Lastly, new modern small safe nuclear power plant designs place the Chernoble plant in the kindergarten of nuclear power age.
In other words the authors no very little about nuclear power and even not enough about Chernoble, what it was and what it was not.
Political science:
1. Apply utopian thinking to fix what is not broken.
2. Wreak havoc through unreliability of utopian plan.
3. Oppose any solution to 2. that does not require more world government.
4. Rinse and repeat.
I saw a statistic that pointed out that per unit of energy generated, nuclear has by far the lowest death rate of any energy source.
That includes mining and processing, but also accidents and deaths by pollution
Decentralization, subsidiarity, local control. Is it any wonder that the political "scientists" are pushing a world grid to head that off?
Hey, a billion here a billion there right pedo joe. Example:
Butt, I hear that the current owners would like to see if they can power up some day. Better hurry. Our NevaDUH legislators have put it into law that we must have 50% renewables by 2030 and 100% by 2050. Consequences of NOT meeting that? Who knows? Planet explodes? We’ll all paraboil to death?
Its a hoax for political control.
Wind nor Solar Power are economically or geographically feasible.
But it doesn't matter, anyway. The elites want reliable electricity taken away from the masses, and they have MILLIONS of people believing that "renewable" energy is what they should do. Let this civilization burn down, as all others before have done.
My evaluation is more in line with the land resources that are needed but it is good to factor that the size of the grid may be a variable to add to the mix. And if the grid extends from darkness (night ) to daylight (day somewhere else) then it is possible but this is a lot of transmission line, Is not copper wire also a commodity we will run out of?
As a safety engineer I realize that the issue of cost and risk benefit analysis can show that we can have safe nuclear power, and it will not take more surface area than we currently devote to fossil fuels plants. Also we can and must plan for a few human errors since people will always be
able to foul things up a bit.
So there is an analysis that can be done for the world, but it has not been done to date. For my money I would bet on small fission reactors and enhanced safety design. I have no problem with the rest of the concerns being taken care of using economic market forces.

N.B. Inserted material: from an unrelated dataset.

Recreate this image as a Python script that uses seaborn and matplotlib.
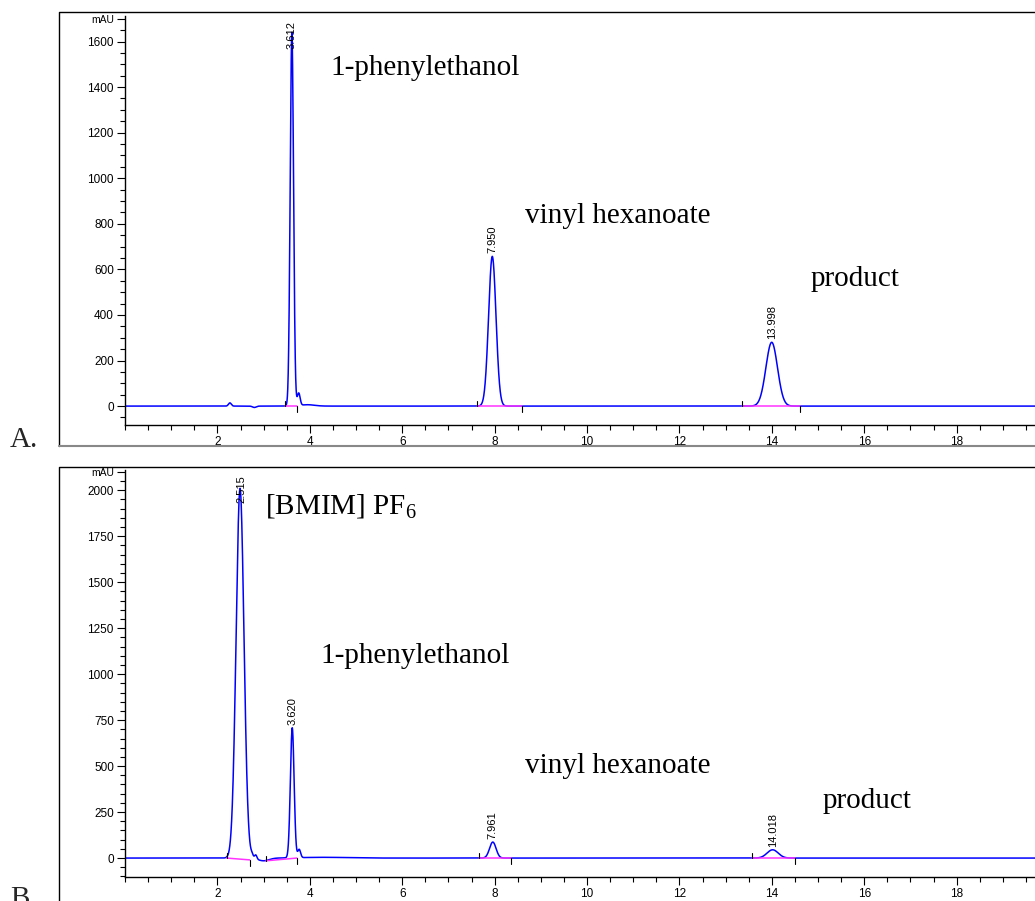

I’m certainly not a nuclear engineer, but I have read descriptions that said the Russian reactor was literally running in a common cement building/ warehouse, with no containment or safety systems whatsoever.
But an atomic backup means less transmission costs and loss to contend with. And with the coming mini-ice age (both poles creating record ice now), they’ll be real handy when a volcano takes the sun out of the sky ...
The concept of Peak Load vs Base Load and storage of Green Energy from Solar Cells and Wind Mills just escapes many people. When 40% of of California’s electricity is produced by natural gas, how are Telsa driver’s using a Carbon Free vehicle?
If indeed there was global warming to the point of rising seas and other absurdities that they spout then the best solution would be the “new, modern, small safe nuclear plant designs” you refer to. But that’s not the play here, to make abundant and cheap energy.
https://www.nuscalepower.com/technology/technology-overview
Fourth generation liquid flouride thorium reactors are safe clean and cheap. they will solve a lot of problems.
They’re due out in under 10 years.
They are not building big light water reactors in the USA anymore. When the current generation of light water reactors come to the end of their working life—that’s it for light water reactors.
The nuclear power industry is trying to push light water reactor based small modular nuclear reactors—but these are dead end.
Heh, the author is a political scientist?
That’s a major oxymoron.
We’ve seen what these idiots have wrought.
Can’t pass a rigorous academic regimen? Major in something easy. No intelligence required. Slighter harder than underwater lesbian shark hunting, but not much.